Friday, November 05, 2010
Big Whoop, Amazon
Well, Amazon, here's a big Whoop from me. All you have done is highlight yet another problem I have with the way e-books are being marketed. That you have joined Barnes & Noble in this same stupid loan policy only makes you look as naive about your customer base as that company has looked in marketing its Nook reader from the beginning.
Thanks, Amazon, for reminding me again of one more thing I give up when I purchase an e-book instead of a hard copy. I'm sorry, e-book retailers, but you can't have it both ways with me. You claim that you are selling me the equivalent of a hard copy but that is not true because I don't have the same degree of ownership in an e-book that I have in a physical one. If you want to charge me almost the same price for an e-book that you charge for a physical copy, than I want the same rights to apply to my electronic book. It's mine, right? I should be able to loan it to friends and family if I want to do so. I should be able to give it away.

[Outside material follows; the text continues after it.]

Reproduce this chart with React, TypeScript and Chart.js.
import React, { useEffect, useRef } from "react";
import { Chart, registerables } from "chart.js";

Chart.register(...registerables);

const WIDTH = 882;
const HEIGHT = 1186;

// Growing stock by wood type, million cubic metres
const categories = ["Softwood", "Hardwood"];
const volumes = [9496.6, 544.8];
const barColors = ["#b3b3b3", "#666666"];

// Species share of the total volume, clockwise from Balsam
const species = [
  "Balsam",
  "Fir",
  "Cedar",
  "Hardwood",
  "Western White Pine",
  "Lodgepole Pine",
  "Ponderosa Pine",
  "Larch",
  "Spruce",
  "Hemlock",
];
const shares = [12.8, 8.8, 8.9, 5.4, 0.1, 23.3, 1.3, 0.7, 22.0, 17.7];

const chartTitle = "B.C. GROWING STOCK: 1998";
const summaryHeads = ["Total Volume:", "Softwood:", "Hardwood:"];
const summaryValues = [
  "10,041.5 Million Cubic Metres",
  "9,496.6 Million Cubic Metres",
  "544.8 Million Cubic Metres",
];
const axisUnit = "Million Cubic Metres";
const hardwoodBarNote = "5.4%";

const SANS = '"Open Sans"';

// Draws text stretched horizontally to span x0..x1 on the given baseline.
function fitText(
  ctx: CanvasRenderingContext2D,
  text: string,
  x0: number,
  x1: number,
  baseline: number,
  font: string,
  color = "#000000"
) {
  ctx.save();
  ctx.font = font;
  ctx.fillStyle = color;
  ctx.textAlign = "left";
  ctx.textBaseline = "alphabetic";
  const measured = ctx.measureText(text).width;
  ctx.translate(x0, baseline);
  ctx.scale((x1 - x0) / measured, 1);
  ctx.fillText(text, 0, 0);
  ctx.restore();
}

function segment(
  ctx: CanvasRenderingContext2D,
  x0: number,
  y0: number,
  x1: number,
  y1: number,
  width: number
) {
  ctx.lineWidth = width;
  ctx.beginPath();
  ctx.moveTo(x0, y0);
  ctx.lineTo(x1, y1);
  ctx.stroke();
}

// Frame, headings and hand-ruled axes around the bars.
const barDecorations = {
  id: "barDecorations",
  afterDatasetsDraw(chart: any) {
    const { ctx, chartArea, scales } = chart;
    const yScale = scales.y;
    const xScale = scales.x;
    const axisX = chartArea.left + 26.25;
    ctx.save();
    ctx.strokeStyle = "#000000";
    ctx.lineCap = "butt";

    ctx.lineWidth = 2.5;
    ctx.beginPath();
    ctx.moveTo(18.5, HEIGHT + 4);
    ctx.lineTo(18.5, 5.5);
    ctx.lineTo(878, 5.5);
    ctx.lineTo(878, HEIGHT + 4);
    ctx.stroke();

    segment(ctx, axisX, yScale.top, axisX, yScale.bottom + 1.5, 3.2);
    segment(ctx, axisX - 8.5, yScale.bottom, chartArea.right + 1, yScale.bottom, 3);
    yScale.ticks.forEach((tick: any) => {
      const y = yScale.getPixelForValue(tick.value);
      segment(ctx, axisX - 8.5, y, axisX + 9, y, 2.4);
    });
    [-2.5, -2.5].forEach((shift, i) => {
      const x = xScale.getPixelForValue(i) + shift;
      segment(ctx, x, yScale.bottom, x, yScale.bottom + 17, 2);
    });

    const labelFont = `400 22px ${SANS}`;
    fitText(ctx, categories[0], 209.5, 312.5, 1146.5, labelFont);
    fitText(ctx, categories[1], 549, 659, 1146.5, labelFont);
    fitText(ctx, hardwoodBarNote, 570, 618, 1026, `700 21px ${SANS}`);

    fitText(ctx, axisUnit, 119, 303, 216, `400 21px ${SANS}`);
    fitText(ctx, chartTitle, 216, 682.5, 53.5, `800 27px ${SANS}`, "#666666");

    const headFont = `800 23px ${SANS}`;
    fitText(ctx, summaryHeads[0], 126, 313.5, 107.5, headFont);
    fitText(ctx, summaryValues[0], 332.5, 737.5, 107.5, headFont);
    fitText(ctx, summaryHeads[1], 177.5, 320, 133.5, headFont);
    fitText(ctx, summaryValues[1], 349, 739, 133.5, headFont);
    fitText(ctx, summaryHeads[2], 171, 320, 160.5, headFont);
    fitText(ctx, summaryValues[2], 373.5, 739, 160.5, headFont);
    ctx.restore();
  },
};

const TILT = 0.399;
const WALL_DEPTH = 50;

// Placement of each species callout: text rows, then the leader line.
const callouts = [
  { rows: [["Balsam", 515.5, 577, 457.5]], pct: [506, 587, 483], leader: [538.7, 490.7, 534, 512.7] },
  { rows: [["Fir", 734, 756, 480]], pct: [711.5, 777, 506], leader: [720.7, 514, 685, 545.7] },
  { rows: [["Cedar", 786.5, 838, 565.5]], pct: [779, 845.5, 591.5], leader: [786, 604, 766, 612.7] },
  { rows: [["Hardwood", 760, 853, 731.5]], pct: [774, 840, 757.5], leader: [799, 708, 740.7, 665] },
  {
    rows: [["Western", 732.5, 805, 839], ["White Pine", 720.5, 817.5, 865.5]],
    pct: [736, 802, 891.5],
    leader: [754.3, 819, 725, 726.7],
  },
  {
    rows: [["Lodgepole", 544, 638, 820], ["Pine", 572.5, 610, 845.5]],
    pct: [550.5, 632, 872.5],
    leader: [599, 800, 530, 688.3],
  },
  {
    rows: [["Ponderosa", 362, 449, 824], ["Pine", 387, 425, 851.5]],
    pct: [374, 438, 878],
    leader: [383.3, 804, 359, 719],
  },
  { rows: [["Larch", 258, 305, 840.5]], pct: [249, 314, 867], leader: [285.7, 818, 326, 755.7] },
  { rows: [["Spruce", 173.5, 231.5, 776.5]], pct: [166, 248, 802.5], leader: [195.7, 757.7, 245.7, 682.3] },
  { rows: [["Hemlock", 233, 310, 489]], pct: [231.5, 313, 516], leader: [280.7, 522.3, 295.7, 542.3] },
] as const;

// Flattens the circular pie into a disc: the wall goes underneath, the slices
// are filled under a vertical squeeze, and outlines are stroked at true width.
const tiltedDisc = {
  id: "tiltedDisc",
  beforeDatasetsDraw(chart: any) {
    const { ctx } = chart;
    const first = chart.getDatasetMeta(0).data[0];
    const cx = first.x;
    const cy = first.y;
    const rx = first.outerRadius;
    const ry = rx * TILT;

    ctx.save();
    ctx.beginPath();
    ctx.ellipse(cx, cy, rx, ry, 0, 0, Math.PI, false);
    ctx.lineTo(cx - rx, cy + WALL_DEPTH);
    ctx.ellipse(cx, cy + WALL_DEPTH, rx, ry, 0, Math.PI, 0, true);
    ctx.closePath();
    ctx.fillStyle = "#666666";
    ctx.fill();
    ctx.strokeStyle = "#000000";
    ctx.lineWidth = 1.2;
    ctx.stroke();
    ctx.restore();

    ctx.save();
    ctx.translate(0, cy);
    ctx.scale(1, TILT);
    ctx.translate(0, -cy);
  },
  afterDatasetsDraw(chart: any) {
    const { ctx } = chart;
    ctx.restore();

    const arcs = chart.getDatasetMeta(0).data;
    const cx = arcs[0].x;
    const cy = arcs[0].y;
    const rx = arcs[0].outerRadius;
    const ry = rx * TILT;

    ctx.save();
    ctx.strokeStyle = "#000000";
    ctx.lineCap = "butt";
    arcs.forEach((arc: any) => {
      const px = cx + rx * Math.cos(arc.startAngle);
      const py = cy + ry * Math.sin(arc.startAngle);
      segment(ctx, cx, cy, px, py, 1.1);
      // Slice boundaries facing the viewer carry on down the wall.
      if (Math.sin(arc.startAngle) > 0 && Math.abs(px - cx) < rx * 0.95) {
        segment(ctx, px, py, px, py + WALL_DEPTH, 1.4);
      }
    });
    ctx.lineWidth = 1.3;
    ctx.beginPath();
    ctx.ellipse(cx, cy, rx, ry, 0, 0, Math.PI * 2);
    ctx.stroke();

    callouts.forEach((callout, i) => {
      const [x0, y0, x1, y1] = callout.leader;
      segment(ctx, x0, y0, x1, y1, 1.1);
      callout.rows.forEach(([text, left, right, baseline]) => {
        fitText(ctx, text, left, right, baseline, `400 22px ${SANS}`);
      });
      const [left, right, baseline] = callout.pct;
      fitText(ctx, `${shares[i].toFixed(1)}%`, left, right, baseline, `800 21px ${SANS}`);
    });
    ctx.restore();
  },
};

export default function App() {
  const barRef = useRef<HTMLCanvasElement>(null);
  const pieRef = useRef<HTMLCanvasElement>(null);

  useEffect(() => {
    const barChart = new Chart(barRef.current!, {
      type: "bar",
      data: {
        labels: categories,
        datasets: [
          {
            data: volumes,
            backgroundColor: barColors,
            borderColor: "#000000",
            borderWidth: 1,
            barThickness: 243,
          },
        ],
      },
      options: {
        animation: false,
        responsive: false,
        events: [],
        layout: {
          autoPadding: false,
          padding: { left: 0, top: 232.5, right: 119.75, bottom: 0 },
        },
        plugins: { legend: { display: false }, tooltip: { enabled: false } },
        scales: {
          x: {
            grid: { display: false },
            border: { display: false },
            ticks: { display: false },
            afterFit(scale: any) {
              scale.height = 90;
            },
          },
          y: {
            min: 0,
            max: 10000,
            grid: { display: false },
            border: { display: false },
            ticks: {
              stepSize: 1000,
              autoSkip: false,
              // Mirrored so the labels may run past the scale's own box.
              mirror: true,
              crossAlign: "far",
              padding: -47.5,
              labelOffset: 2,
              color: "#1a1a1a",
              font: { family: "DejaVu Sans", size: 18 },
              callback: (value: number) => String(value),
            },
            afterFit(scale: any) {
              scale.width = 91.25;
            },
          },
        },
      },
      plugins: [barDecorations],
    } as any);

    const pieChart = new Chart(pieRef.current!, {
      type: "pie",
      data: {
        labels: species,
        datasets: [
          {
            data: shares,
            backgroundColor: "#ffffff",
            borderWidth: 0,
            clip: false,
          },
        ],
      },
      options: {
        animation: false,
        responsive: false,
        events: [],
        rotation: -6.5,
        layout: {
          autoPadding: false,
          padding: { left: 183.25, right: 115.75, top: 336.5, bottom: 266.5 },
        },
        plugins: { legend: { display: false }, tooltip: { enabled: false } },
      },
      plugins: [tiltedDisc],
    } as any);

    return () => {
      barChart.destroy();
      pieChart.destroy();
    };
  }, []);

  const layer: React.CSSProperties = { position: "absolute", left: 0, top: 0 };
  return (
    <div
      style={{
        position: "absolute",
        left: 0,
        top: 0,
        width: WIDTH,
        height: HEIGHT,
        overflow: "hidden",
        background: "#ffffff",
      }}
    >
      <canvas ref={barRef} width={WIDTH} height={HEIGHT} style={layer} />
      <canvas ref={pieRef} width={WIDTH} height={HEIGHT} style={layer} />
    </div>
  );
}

I was an early adopter of Sony's Reader and I even upgraded to a newer model so that I could gain access to all those free e-books available in the generic epub format. I love the Reader for traveling and because it allows me to store copies of dozens of classic books from the past in one place. I also download books from my public library system onto the Reader and greatly enjoy that service. In fact, I read about one book per month on the Sony Reader but that is still only about 10% of the reading I do. But I find myself buying very few new books for the Reader because they are, in my opinion, overpriced and their usage over-restricted.
So, Mr. Amazon, I'm not impressed by your announcement. Way too little...let's hope it's not too late for you to come to your senses.